Horses in the new Colony
The introduction of the horse was vital to the settlement and development of Australia, for transportation, in agriculture and industry and for communication.
In the early days horses were scarce and expensive. Military officers and free landowners rode saddle horses to set themselves apart from the lower classes. This quickly established the cult of horse ownership. Many of the horses imported into the colony were of very high quality. Rockingham, the first English thoroughbred stallion, was shipped from South Africa in the late 1790s by a young naval officer named Henry Waterhouse.
After their arrival in 1810, Governor and Mrs Macquarie set an unprecedented standard in colonial horse ownership and transportation by travelling around town - and into the countryside - in a splendid carriage drawn by four horses.
Elizabeth Macquarie, 1819, unknown artist
Watercolour on ivory MIN 237
Lachlan Macquarie, 1819, unknown artist
Watercolour on ivory MIN 236
The Macquaries were passionate about their horses and commissioned convict architect, Francis Greenway, to design a large and extravagant stable building to accommodate the horses for Government House. (This building is now the New South Wales Conservatorium of Music.)
With few social activities available in Sydney, Governor Lachlan Macquarie began a new era in Australian popular culture when he approved the establishment of an annual racing carnival.
In October 1810, Governor Macquarie inaugurated the first official race meeting at the new Sydney Racecourse. Macquarie saw the racecourse as a perfect neutral meeting place for colonists of all classes: military, convict, emancipist and immigrant.

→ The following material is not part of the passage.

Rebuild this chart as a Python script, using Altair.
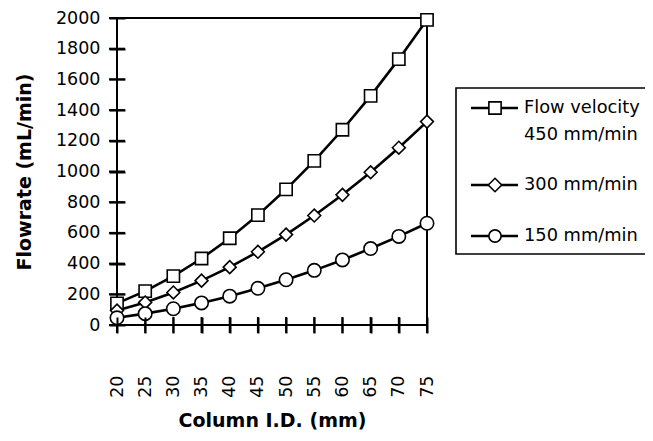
import altair as alt
import pandas as pd

# ---- data ----
diameters = [20, 25, 30, 35, 40, 45, 50, 55, 60, 65, 70, 75]
flow_450 = [141, 221, 318, 433, 565, 716, 884, 1069, 1272, 1493, 1732, 1988]
flow_300 = [94, 147, 212, 289, 377, 477, 589, 713, 848, 995, 1155, 1325]
flow_150 = [47, 74, 106, 144, 188, 239, 295, 356, 424, 498, 577, 663]
series_names = ["450 mm/min", "300 mm/min", "150 mm/min"]
series_shapes = ["square", "diamond", "circle"]
y_ticks = [0, 200, 400, 600, 800, 1000, 1200, 1400, 1600, 1800, 2000]

rows = []
for name, vals in zip(series_names, [flow_450, flow_300, flow_150]):
    for d, v in zip(diameters, vals):
        rows.append({"d": d, "flow": v, "series": name})
df = pd.DataFrame(rows)
ytick_df = pd.DataFrame({"flow": y_ticks})
xtick_df = pd.DataFrame({"d": diameters})

FONT = "DejaVu Sans"
axis_common = dict(
    domain=False, grid=False, ticks=True, tickColor="black", tickWidth=2,
    tickSize=16, offset=-8, tickOpacity=1, zindex=1,
    labelFont=FONT, labelFontSize=17.5, labelColor="black",
    titleFont=FONT, titleFontSize=19, titleFontWeight="bold", titleColor="black",
)

x_scale = alt.Scale(domain=[20, 75], nice=False, zero=False)
y_scale = alt.Scale(domain=[0, 2000], nice=False)
x_enc = alt.X(
    "d:Q", scale=x_scale,
    axis=alt.Axis(values=diameters, title="Column I.D. (mm)", labelAngle=270,
                  labelPadding=42, titlePadding=14, format="d", **axis_common),
)
y_enc = alt.Y(
    "flow:Q", scale=y_scale,
    axis=alt.Axis(values=y_ticks, title="Flowrate (mL/min)", labelPadding=9,
                  titlePadding=21, format="d", **axis_common),
)

# crossing tick marks drawn explicitly
ytick_rules = alt.Chart(ytick_df).mark_rule(color="black", strokeWidth=2).encode(
    y=y_enc, x=alt.value(-8), x2=alt.value(8)
)
xtick_rules = alt.Chart(xtick_df).mark_rule(color="black", strokeWidth=2).encode(
    x=x_enc, y=alt.value(299), y2=alt.value(315)
)

lines = alt.Chart(df).mark_line(color="black", strokeWidth=2.6).encode(
    x=x_enc, y=y_enc, detail="series:N"
)
points = alt.Chart(df).mark_point(
    filled=True, fill="white", stroke="black", strokeWidth=1.6, opacity=1
).encode(
    x=x_enc,
    y=y_enc,
    shape=alt.Shape("series:N", scale=alt.Scale(domain=series_names, range=series_shapes), legend=None),
    size=alt.Size("series:N", scale=alt.Scale(domain=series_names, range=[150, 180, 150]), legend=None),
)

# ---- hand-built legend (outside the plot area) ----
one = pd.DataFrame({"k": [0]})
legend_layers = [
    alt.Chart(one).mark_rect(fillOpacity=0, stroke="black", strokeWidth=1.6).encode(
        x=alt.value(339), x2=alt.value(620), y=alt.value(70), y2=alt.value(236)
    )
]
legend_items = [
    ("square", 150, 90, ["Flow velocity", "450 mm/min"]),
    ("diamond", 180, 167, ["300 mm/min"]),
    ("circle", 150, 218, ["150 mm/min"]),
]
for shp, sz, ly, texts in legend_items:
    legend_layers.append(
        alt.Chart(one).mark_rule(color="black", strokeWidth=2.6).encode(
            x=alt.value(354), x2=alt.value(401), y=alt.value(ly)
        )
    )
    legend_layers.append(
        alt.Chart(one).mark_point(
            filled=True, fill="white", stroke="black", strokeWidth=1.6, opacity=1,
            shape=shp, size=sz
        ).encode(x=alt.value(378), y=alt.value(ly))
    )
    for i, t in enumerate(texts):
        legend_layers.append(
            alt.Chart(one).mark_text(
                text=t, align="left", baseline="middle", font=FONT, fontSize=17.8,
                color="black"
            ).encode(x=alt.value(407), y=alt.value(ly + 27 * i))
        )

chart = alt.layer(ytick_rules, xtick_rules, lines, points, *legend_layers).properties(
    width=310,
    height=307,
    autosize=alt.AutoSizeParams(type="none"),
    padding={"left": 109, "top": 10, "right": 218, "bottom": 108},
).configure_view(
    stroke="black", strokeWidth=2
)

chart.save("out.html", embed_options={"renderer": "svg", "actions": False})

Funded by public subscription, in August 1810 soldiers of Macquarie's 73rd Regiment cleared and levelled ground on the eastern edge of the town and marked out the course. The straight commenced at the turn from Park Street into Elizabeth Street, with the grandstand (erected in 1813) and the winning post at the junction of Market and Elizabeth Street, on the present day site of St James Railway Station.